INSTRUCTIONS TO FOLLOW
Lines after the one containing "plt.rcParams['font.family'] = ['Liberation" are to be omitted; print exactly each line from the start of the records up to and including it.

MATERIAL SUPPLIED
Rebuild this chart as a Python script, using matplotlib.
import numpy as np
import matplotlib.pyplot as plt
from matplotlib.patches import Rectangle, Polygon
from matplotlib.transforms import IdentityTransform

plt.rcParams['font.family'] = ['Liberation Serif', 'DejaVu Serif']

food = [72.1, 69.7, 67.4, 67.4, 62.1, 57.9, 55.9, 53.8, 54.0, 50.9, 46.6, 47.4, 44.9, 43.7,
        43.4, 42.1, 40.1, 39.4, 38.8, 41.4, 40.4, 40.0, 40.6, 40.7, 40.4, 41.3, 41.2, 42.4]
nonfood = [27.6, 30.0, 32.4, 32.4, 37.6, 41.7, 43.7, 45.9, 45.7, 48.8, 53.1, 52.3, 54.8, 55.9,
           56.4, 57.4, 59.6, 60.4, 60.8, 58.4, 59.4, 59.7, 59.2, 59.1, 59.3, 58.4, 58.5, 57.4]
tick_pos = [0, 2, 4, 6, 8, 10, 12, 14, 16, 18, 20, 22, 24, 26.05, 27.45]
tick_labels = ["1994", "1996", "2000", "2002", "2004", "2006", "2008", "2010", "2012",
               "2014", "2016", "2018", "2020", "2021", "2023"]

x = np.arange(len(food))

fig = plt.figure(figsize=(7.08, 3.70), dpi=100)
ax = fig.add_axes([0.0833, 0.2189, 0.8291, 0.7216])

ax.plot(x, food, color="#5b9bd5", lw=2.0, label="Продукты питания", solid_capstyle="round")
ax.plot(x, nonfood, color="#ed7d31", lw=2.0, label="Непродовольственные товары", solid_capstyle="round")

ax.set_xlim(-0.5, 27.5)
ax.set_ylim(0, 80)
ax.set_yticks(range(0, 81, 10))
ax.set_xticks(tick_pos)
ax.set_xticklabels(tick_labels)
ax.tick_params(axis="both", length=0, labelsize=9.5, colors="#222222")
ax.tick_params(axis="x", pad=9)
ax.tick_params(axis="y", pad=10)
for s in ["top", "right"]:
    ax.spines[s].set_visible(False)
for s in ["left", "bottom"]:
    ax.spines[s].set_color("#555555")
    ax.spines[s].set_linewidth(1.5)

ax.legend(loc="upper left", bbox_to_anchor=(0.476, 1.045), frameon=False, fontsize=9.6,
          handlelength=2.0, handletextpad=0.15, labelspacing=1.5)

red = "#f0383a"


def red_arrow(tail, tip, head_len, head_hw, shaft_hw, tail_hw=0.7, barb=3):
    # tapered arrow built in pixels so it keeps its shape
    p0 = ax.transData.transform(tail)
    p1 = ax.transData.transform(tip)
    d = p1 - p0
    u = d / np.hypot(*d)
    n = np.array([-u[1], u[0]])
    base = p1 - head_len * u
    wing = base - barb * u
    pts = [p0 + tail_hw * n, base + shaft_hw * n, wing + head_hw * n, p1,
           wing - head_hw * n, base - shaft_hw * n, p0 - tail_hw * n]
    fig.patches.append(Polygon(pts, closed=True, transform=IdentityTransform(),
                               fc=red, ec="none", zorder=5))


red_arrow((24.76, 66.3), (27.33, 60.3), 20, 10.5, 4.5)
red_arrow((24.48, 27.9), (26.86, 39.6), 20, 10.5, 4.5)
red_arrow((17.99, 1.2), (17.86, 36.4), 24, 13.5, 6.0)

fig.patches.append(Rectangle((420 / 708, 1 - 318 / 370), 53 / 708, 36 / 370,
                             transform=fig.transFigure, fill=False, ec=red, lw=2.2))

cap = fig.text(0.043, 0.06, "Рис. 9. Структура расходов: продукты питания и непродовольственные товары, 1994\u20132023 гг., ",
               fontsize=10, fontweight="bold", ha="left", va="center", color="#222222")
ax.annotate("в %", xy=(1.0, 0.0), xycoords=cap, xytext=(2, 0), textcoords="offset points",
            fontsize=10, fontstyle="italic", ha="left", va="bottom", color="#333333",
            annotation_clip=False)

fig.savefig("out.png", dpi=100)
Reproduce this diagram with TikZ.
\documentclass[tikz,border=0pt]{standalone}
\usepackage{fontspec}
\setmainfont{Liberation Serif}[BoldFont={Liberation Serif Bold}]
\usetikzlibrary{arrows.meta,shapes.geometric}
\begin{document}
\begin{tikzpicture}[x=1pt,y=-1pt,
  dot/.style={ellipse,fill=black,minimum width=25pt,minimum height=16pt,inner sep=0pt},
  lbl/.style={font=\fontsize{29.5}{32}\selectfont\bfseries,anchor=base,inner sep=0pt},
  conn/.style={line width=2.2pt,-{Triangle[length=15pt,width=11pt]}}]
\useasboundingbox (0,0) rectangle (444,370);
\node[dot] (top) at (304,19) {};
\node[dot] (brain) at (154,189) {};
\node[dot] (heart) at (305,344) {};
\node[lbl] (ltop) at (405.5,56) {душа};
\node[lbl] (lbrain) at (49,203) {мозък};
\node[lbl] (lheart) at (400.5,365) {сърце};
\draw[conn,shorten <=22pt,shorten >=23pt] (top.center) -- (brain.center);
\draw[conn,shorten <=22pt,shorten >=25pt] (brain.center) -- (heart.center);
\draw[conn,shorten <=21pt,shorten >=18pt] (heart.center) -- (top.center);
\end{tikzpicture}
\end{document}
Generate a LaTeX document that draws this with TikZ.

SOLUTION TO THIS PROBLEM
Rebuild this chart as a Python script, using matplotlib.
import numpy as np
import matplotlib.pyplot as plt
from matplotlib.patches import Rectangle, Polygon
from matplotlib.transforms import IdentityTransform

plt.rcParams['font.family'] = ['Liberation Serif', 'DejaVu Serif']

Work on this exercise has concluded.